Ben has been involved with past showhouses, sponsoring the event on and off for years. But until now, Harris Custom Builders has not had the chance to build one of the coveted showhouse properties. A principal developing partner for Silver Run Reserve, Ben was part of the leadership team that conceived the idea to engage the historical society when breaking ground in late 2019. Ranging from 12-acre Farm Estates to half-acre Mountain Cottages, Silver Run's residential offerings consider different lifestyles, families, and needs. This year's showhouse, a Mountain Cottage, is hardly a cottage at 3,000 square feet. Designed by award-winning Meyer Greeson Paullin Benson (MGPB) out of Charlotte, these four-bedroom developer-built homes are close to the center of the community and offer exceptional design, finishes, styling, and value. MGPB, responsible for the aesthetics of several esteemed properties on the plateau, also designed Silver Run Reserve's community buildings and architectural guidelines for lots that allow for owner-built homes. It's this type of attention to detail and community planning that families looking to create generational memories at Silver Run Reserve will appreciate. Families who hope to provide the same mountain paradise for their children that Ben Harris created for his.
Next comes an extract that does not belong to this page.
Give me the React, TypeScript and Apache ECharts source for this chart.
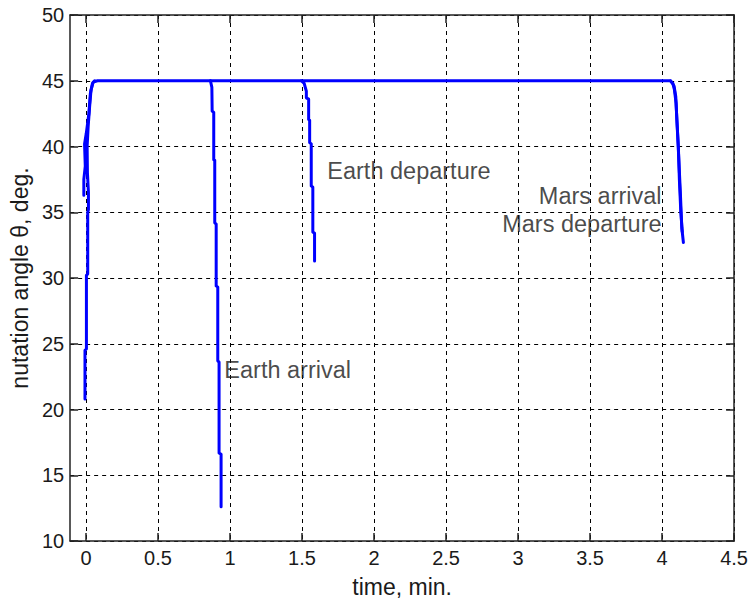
import React, { useEffect, useRef } from 'react';
import * as echarts from 'echarts';

// ---- data ----
const xTickValues = [0, 0.5, 1, 1.5, 2, 2.5, 3, 3.5, 4, 4.5];
const yRange = [10, 50];
const xRange = [-0.11, 4.5];

// main trajectory: initial rise, plateau at 45 deg, Mars arrival drop
const mainTrace: number[][] = [
  [-0.007, 20.8], [-0.007, 24.5], [0.003, 24.6], [0.003, 30.2], [0.012, 30.3],
  [0.012, 35.0], [0.017, 35.2], [0.017, 36.5], [0.01, 38.0], [0.008, 40.0],
  [0.015, 41.5], [0.025, 43.0], [0.035, 44.3], [0.05, 44.9], [0.08, 45.0],
  [4.055, 45.0], [4.075, 44.8], [4.086, 44.3], [4.097, 43.3], [4.105, 41.5],
  [4.115, 39.3], [4.126, 36.7], [4.137, 33.8], [4.148, 32.7],
];
// secondary start trace (oscillation near t = 0)
const startTrace: number[][] = [
  [-0.015, 36.3], [-0.015, 37.5], [-0.005, 38.5], [-0.01, 40.2], [0.002, 41.0],
  [0.02, 42.5], [0.03, 44.0], [0.045, 44.8], [0.06, 45.0],
];
const earthArrival: number[][] = [
  [0.864, 45.0], [0.874, 44.5], [0.876, 42.7], [0.887, 42.6], [0.887, 39.0],
  [0.894, 38.95], [0.894, 34.2], [0.904, 34.1], [0.904, 29.4], [0.915, 29.3],
  [0.915, 23.7], [0.924, 23.6], [0.924, 16.7], [0.938, 16.6], [0.938, 12.6],
];
const earthDeparture: number[][] = [
  [1.495, 45.0], [1.515, 44.8], [1.53, 44.2], [1.53, 43.7], [1.546, 43.6],
  [1.546, 42.05], [1.553, 42.0], [1.553, 40.3], [1.564, 40.2], [1.564, 37.0],
  [1.575, 36.9], [1.575, 33.5], [1.587, 33.4], [1.587, 31.3],
];
const marsDeparture: number[][] = [
  [4.06, 45.0], [4.083, 44.6], [4.095, 43.8], [4.103, 42.0], [4.113, 40.0],
  [4.12, 37.5], [4.13, 35.0], [4.14, 33.5],
];

// annotations (data coordinates)
const leftLabels = [
  [0.957, 23.0, 'Earth arrival'],
  [1.672, 38.1, 'Earth departure'],
];
const rightLabels = [
  [4.0, 36.25, 'Mars arrival'],
  [4.0, 34.1, 'Mars departure'],
];

const FONT = '"Liberation Sans", Arial, sans-serif';
const LINE_COLOR = '#0000ff';
const AXIS_COLOR = '#222';
const TEXT_COLOR = '#1a1a1a';

function lineSeries(data: number[][]) {
  return {
    type: 'line',
    data,
    showSymbol: false,
    symbol: 'none',
    lineStyle: { color: LINE_COLOR, width: 3, join: 'round', cap: 'round' },
    silent: true,
    z: 5,
  };
}

function labelSeries(data: (number | string)[][], position: 'left' | 'right') {
  return {
    type: 'scatter',
    data,
    symbolSize: 1,
    itemStyle: { color: 'rgba(0,0,0,0)' },
    silent: true,
    z: 10,
    label: {
      show: true,
      position,
      distance: 0,
      formatter: (p: any) => p.data[2],
      fontSize: 23.5,
      fontFamily: FONT,
      color: TEXT_COLOR,
    },
  };
}

export default function App() {
  const ref = useRef<HTMLDivElement>(null);
  useEffect(() => {
    const chart = echarts.init(ref.current!, null, { renderer: 'svg' });
    const axisLine = { show: true, lineStyle: { color: AXIS_COLOR, width: 1.5 } };
    const gridLine = { show: true, lineStyle: { color: '#000', width: 1, type: [4, 4] } };
    chart.setOption({
      animation: false,
      backgroundColor: '#ffffff',
      grid: { left: 68, top: 15, right: 12.5, bottom: 60, containLabel: false },
      xAxis: [
        {
          type: 'value',
          position: 'bottom',
          min: xRange[0],
          max: xRange[1],
          axisLine: { ...axisLine, onZero: false },
          axisTick: { show: true, inside: true, length: 8, customValues: xTickValues, lineStyle: { color: AXIS_COLOR, width: 1.5 } },
          axisLabel: { customValues: xTickValues, fontSize: 20, fontFamily: FONT, color: TEXT_COLOR, margin: 7, showMinLabel: true, showMaxLabel: true },
          splitLine: gridLine,
          name: 'time, min.',
          nameLocation: 'middle',
          nameGap: 34,
          nameTextStyle: { fontSize: 23, fontFamily: FONT, color: TEXT_COLOR },
        },
        {
          type: 'value',
          position: 'top',
          min: xRange[0],
          max: xRange[1],
          axisLine: { ...axisLine, onZero: false },
          axisTick: { show: true, inside: true, length: 8, customValues: xTickValues, lineStyle: { color: AXIS_COLOR, width: 1.5 } },
          axisLabel: { show: false },
          splitLine: { show: false },
        },
      ],
      yAxis: [
        {
          type: 'value',
          position: 'left',
          min: yRange[0],
          max: yRange[1],
          interval: 5,
          axisLine: { ...axisLine, onZero: false },
          axisTick: { show: true, inside: true, length: 8, lineStyle: { color: AXIS_COLOR, width: 1.5 } },
          axisLabel: { fontSize: 20, fontFamily: FONT, color: TEXT_COLOR, margin: 6 },
          splitLine: gridLine,
          name: 'nutation angle θ, deg.',
          nameLocation: 'middle',
          nameGap: 33,
          nameRotate: 90,
          nameTextStyle: { fontSize: 23, fontFamily: FONT, color: TEXT_COLOR },
        },
        {
          type: 'value',
          position: 'right',
          min: yRange[0],
          max: yRange[1],
          interval: 5,
          axisLine: { ...axisLine, onZero: false },
          axisTick: { show: true, inside: true, length: 8, lineStyle: { color: AXIS_COLOR, width: 1.5 } },
          axisLabel: { show: false },
          splitLine: { show: false },
        },
      ],
      series: [
        lineSeries(startTrace),
        lineSeries(mainTrace),
        lineSeries(earthArrival),
        lineSeries(earthDeparture),
        lineSeries(marsDeparture),
        labelSeries(leftLabels, 'right'),
        labelSeries(rightLabels, 'left'),
      ],
    });
    return () => chart.dispose();
  }, []);
  return (
    <div
      ref={ref}
      style={{ position: 'fixed', left: 0, top: 0, width: 751, height: 603, background: '#fff' }}
    />
  );
}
With so many local hands on deck, this event is destined to be plateau magic. "I am truly honored to chair the 2020 Cashiers Designer Showhouse, benefiting our beloved Cashiers Historical Society," says Melissa Warren Hudson. "Celebrating and preserving our town's history for future generations is very close to my heart. With roots in Cashiers going back to the 1930s and now raising my young family here, it is important to me that I do whatever I can to help sustain CHS, one of our area's most vital organizations. This year's designers and the stunning backdrop of Silver Run Reserve are sure to make this the most beautiful and fun showhouse to date. Mark your calendars now; it will be the season's must-see event!" Hudson beams with excitement as she rattles off a list of opportunities that will be available. Fly-fishing, outdoor yoga, and hiking are all activities Silver Run Reserve owners envisioned for attendees enjoying the same recreational opportunities as future residents of Silver Run. Food and wine, shopping, demonstrations, and industry panel discussions are the types of offerings yearly attendees have grown to love
Opening on the evening of August 21st and lasting through September 5th, tickets are expected to go on sale in May; private benefactor tickets will be available in April. Those interested in furthering Cashiers Historical Society's mission and cultural programming through volunteering or sponsoring the Designer Showhouse can contact the historical society directly. With a reputation for touching the plateau in so many ways, preserving history while creating financial opportunities for local businesses, teaching children, and inspiring adults, it's clear that the Designer Showhouse is not merely built. It builds us.